Publicado no Jornal do Commercio
Da AFP
Depois da comoção causada por um jovem gay nas mãos de um grupo de
supostos neonazistas, o Chile promulgou nesta quinta-feira (12) uma Lei
Antidiscriminação, que sanciona os atos arbitrários motivados pelo sexo,
raça ou condição social, avançando contra seu tradicional
conservadorismo.
A iniciativa foi batizada como "Lei Zamudio", em homenagem a Daniel
Zamudio, um homossexual de 24 anos, que morreu dia 27 de março depois de
agonizar durante três semanas. Ele recebeu golpes na cabeça e no corpo,
queimaduras com cigarros e marcas de símbolos e slogans nazistas, de um
grupo que o atacou por sua condição sexual ao encontrá-lo dormindo
bêbado em uma praça.
Sua morte emocionou a sociedade chilena e conseguiu agilizar a
tramitação no Congresso desta iniciativa, parada desde 2005 por causa da
oposição de legisladores direitistas, e busca abrir caminho para o
casamento homossexual, proibido na atual legislação.
"Graças ao sacrifício de Daniel, hoje temos uma nova lei que, estou
certo, vai nos permitir enfrentar, prevenir e sancionar as
discriminações arbitrárias que causam tanta dor", disse o presidente
chileno Sebastián Piñera, ao assinar a nova lei no palácio do governo.
Estavam presentes na cerimônia representantes das comunidades judaicas,
árabes, indígenas, portadores de deficiências e os pais de Daniel
Zamudio, entre outros convidados.
"Estou muito orgulhosa de que a lei tenha saído e que tenha seu
sobrenome. Meu filho não será esquecido nunca", disse a mãe de Daniel,
Jacqueline Vera.
O novo texto da lei, que define o conceito de discriminação arbitrária
como "toda distinção, exclusão ou restrição que careça de justificativa
razoável", é considerada um passo à frente da sociedade chilena, que vai
contra seu tradicional conservadorismo, apenas oito anos depois de o
país estabelecer o divórcio.
Até 2004, o Chile era um dos últimos países ocidentais que não
estabelecia a dissolução do vínculo matrimonial em sua legislação,
devido à férrea oposição da Igreja católica, a qual pertence 80% da
sociedade chilena. Em 1999, foi abolida uma regra que punia homossexuais
("a sodomia") com penas de prisão.
"Este é um bom dia. O Chile é hoje um país melhor país para se viver",
disse Rolando Jiménez, presidente do Movimento de Integração e
Libertação Homossexual (Movilh, na sigla em espanhol), que contabiliza
17 mortos e 800 agressões a homossexuais desde 2002, motivados pela
orientação sexual.
"Antes, temas como a discriminação simplesmente não apareciam no debate
público. Hoje, contudo, a sociedade chilena parece adquirir um status de
modernidade. Tudo foi muito rápido, depois de muitos anos de
estagnação", afirmou à AFP o jornalista Oscar Contardo, autor do livro
"Raro", que narra a história da homossexualidade no Chile.

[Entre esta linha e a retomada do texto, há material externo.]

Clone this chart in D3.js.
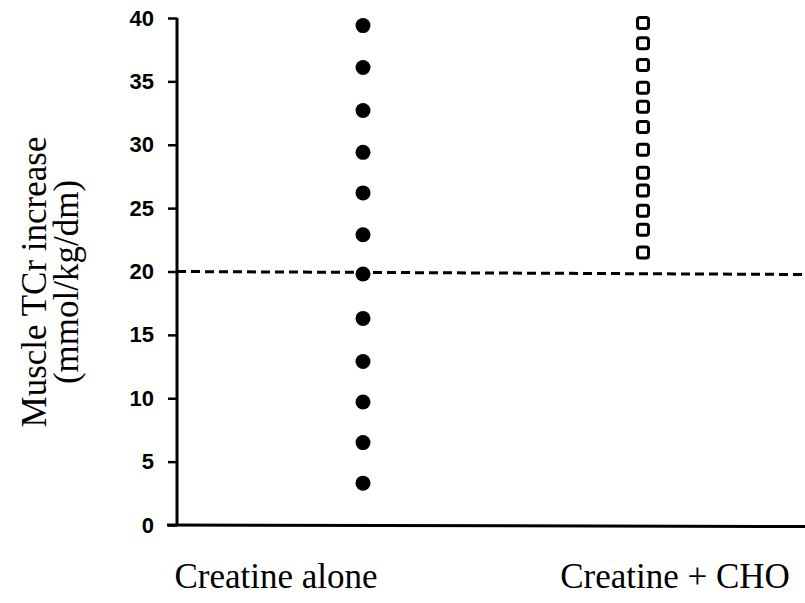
<!DOCTYPE html><html><meta charset="UTF-8">
<title>Muscle TCr increase</title>
<style>
  body { margin: 0; background: #fff; overflow: hidden; }
  .tick text { font: bold 22px "Liberation Sans", Arial, sans-serif; fill: #000; }
  .lbl { font-family: "Liberation Serif", "DejaVu Serif", serif; fill: #000; }
</style>
<script src="https://cdn.jsdelivr.net/npm/d3@7"></script>
<svg width="805" height="603"></svg>
<script>

var categories = ["Creatine alone", "Creatine + CHO"];
// Creatine alone, filled dots
var creatineAlone = [39.4, 36.1, 32.7, 29.4, 26.2, 22.9, 19.8, 16.3, 12.9, 9.7, 6.5, 3.3];
// Creatine + CHO, open squares
var creatineCho = [39.6, 38.0, 36.3, 34.5, 33.0, 31.4, 29.6, 27.8, 26.4, 24.8, 23.3, 21.5];
var yTicks = [0, 5, 10, 15, 20, 25, 30, 35, 40];
var threshold = 20;

var svg = d3.select("svg"),
    width = +svg.attr("width"),
    height = +svg.attr("height");

var y = d3.scaleLinear().domain([0, 40]).range([525, 18]);
var x = d3.scalePoint().domain(categories).range([363, 643]);
// the category names sit off the dot columns in the original
var xLabel = d3.scalePoint().domain(categories).range([276, 675]);

var left = 177;

// y axis
var yAxis = svg.append("g")
    .attr("transform", "translate(" + left + ",0)")
    .call(d3.axisLeft(y).tickValues(yTicks).tickSize(9).tickPadding(14));
yAxis.select(".domain").attr("stroke", "#000").attr("stroke-width", 3)
    .attr("d", "M0," + y(40) + "V" + y(0));
yAxis.selectAll(".tick line").attr("stroke", "#000").attr("stroke-width", 2.5);

// x axis line
svg.append("line")
    .attr("x1", left - 10).attr("x2", width)
    .attr("y1", y(0)).attr("y2", y(0) + 1.5)
    .attr("stroke", "#000").attr("stroke-width", 3);

// dashed reference line at 20
svg.append("line")
    .attr("x1", left).attr("x2", width)
    .attr("y1", y(threshold)).attr("y2", y(threshold) + 3)
    .attr("stroke", "#000").attr("stroke-width", 3)
    .attr("stroke-dasharray", "9,5");

// filled dots
svg.selectAll(".dot")
    .data(creatineAlone)
  .enter().append("circle")
    .attr("class", "dot")
    .attr("cx", x(categories[0]))
    .attr("cy", function(d) { return y(d); })
    .attr("r", 7.5)
    .attr("fill", "#000");

// open squares
svg.selectAll(".sq")
    .data(creatineCho)
  .enter().append("rect")
    .attr("class", "sq")
    .attr("x", x(categories[1]) - 5.5)
    .attr("y", function(d) { return y(d) - 5.5; })
    .attr("width", 11).attr("height", 11)
    .attr("rx", 2.5)
    .attr("fill", "#fff")
    .attr("stroke", "#000")
    .attr("stroke-width", 3);

// category labels
svg.selectAll(".cat")
    .data(categories)
  .enter().append("text")
    .attr("class", "lbl cat")
    .attr("x", function(d) { return xLabel(d); })
    .attr("y", 588)
    .attr("text-anchor", "middle")
    .style("font-size", "35px")
    .text(function(d) { return d; });

// y label
var yl = svg.append("text")
    .attr("class", "lbl")
    .attr("transform", "translate(46,282) rotate(-90)")
    .attr("text-anchor", "middle")
    .style("font-size", "35px");
yl.append("tspan").attr("x", 0).attr("y", 0).text("Muscle TCr increase");
yl.append("tspan").attr("x", 0).attr("y", 32).text("(mmol/kg/dm)");

</script>
</html>
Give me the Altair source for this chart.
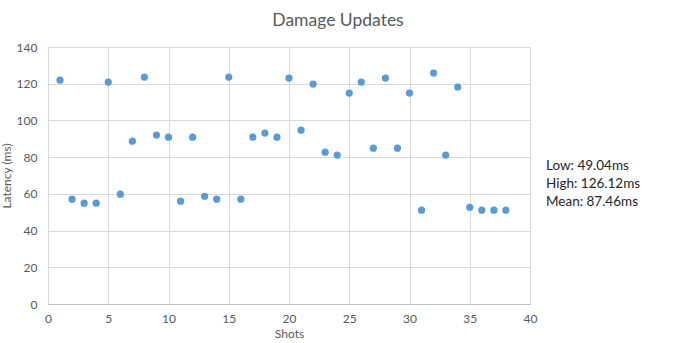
import altair as alt
import pandas as pd

shots = list(range(1, 39))
latency = [122.0, 57.1, 54.9, 54.9, 120.9, 59.8, 88.7, 123.6, 92.0, 90.9,
           56.0, 90.9, 58.7, 57.1, 123.6, 57.1, 90.9, 93.1, 90.9, 123.1,
           94.7, 119.8, 82.7, 81.1, 114.9, 120.9, 84.9, 123.1, 84.9, 114.9,
           51.1, 125.8, 81.1, 118.2, 52.7, 51.1, 51.1, 51.1]
stats_lines = ["Low: 49.04ms", "High: 126.12ms", "Mean: 87.46ms"]

df = pd.DataFrame({"Shots": shots, "Latency": latency})
FONT = "Lato"
GRAY = "#595959"

points = alt.Chart(df).mark_circle(size=52, color="#5B9BD5", opacity=1).encode(
    x=alt.X("Shots:Q", scale=alt.Scale(domain=[0, 40], nice=False),
            axis=alt.Axis(values=list(range(0, 41, 5)), title="Shots")),
    y=alt.Y("Latency:Q", scale=alt.Scale(domain=[0, 140], nice=False),
            axis=alt.Axis(values=list(range(0, 141, 20)), title="Latency (ms)")),
)

note = alt.Chart(pd.DataFrame({"a": [0]})).mark_text(
    text=stats_lines, align="left", baseline="middle", font=FONT,
    fontSize=13.5, lineHeight=18, color="#262626"
).encode(x=alt.value(498), y=alt.value(119))

chart = alt.layer(points, note).properties(
    width=482, height=257,
    padding={"left": 48, "top": 47, "right": 147, "bottom": 39},
    autosize=alt.AutoSizeParams(type="none"),
    title=alt.TitleParams("Damage Updates", font=FONT, fontSize=17.5,
                          fontWeight="normal", color=GRAY, anchor="middle",
                          dx=49, offset=12),
).configure_view(stroke=None).configure_axis(
    gridColor="#d9d9d9", ticks=False, domain=False, labelFont=FONT,
    labelFontSize=12, labelColor=GRAY, titleFont=FONT, titleFontSize=12,
    titleColor=GRAY, titleFontWeight="normal", labelFlush=False,
    labelOverlap=False,
).configure_axisX(
    domain=True, domainColor="#bfbfbf", labelPadding=9, titlePadding=4,
).configure_axisY(
    labelPadding=11, titlePadding=3,
)

chart.save("out.html", embed_options={"renderer": "svg", "actions": False})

O autor atribui esta transformação ao declínio da influência da Igreja
católica depois de notórios escândalos de pedofilia e a uma nova geração
educada depois do fim da ditadura de Augusto Pinochet, em 1990.
"A Igreja católica passou, em pouco tempo, de uma das instituições mais
reconhecidas a uma das mais questionadas. Tem a ver também com uma nova
geração que cresceu na democracia e que teve acesso a mais informações",
explicou Contardo.
O último escândalo na Igreja Católica envolve o prestigioso sacerdote,
Cristián Pretch, considerado um símbolo da defesa dos direitos humanos
durante a ditadura de Pinochet.
Contudo, no Chile, o aborto não é permitido sob nenhuma circunstância,
assim como o matrimônio homossexual, apesar de, há dois anos, ter
começado no Parlamento uma iniciativa para regular as uniões de fato.
A nova Lei Antidiscriminação permite que uma pessoa que se sinta
discriminada, seja por raça, etnia, nacionalidade, necessidades
especiais, condição social, religião ou orientação sexual possa entrar
com uma ação contra o agressor. O julgamento deve ser sancionado em 90
dias e as penas são multas que vão de 400 a 4.000 dólares.
As sanções para todo tipo de delitos também se agravam em caso de ser
demonstrado que foram motivadas por preconceito e se impõe ao Estado a
obrigação de elaborar políticas públicas contra a discriminação.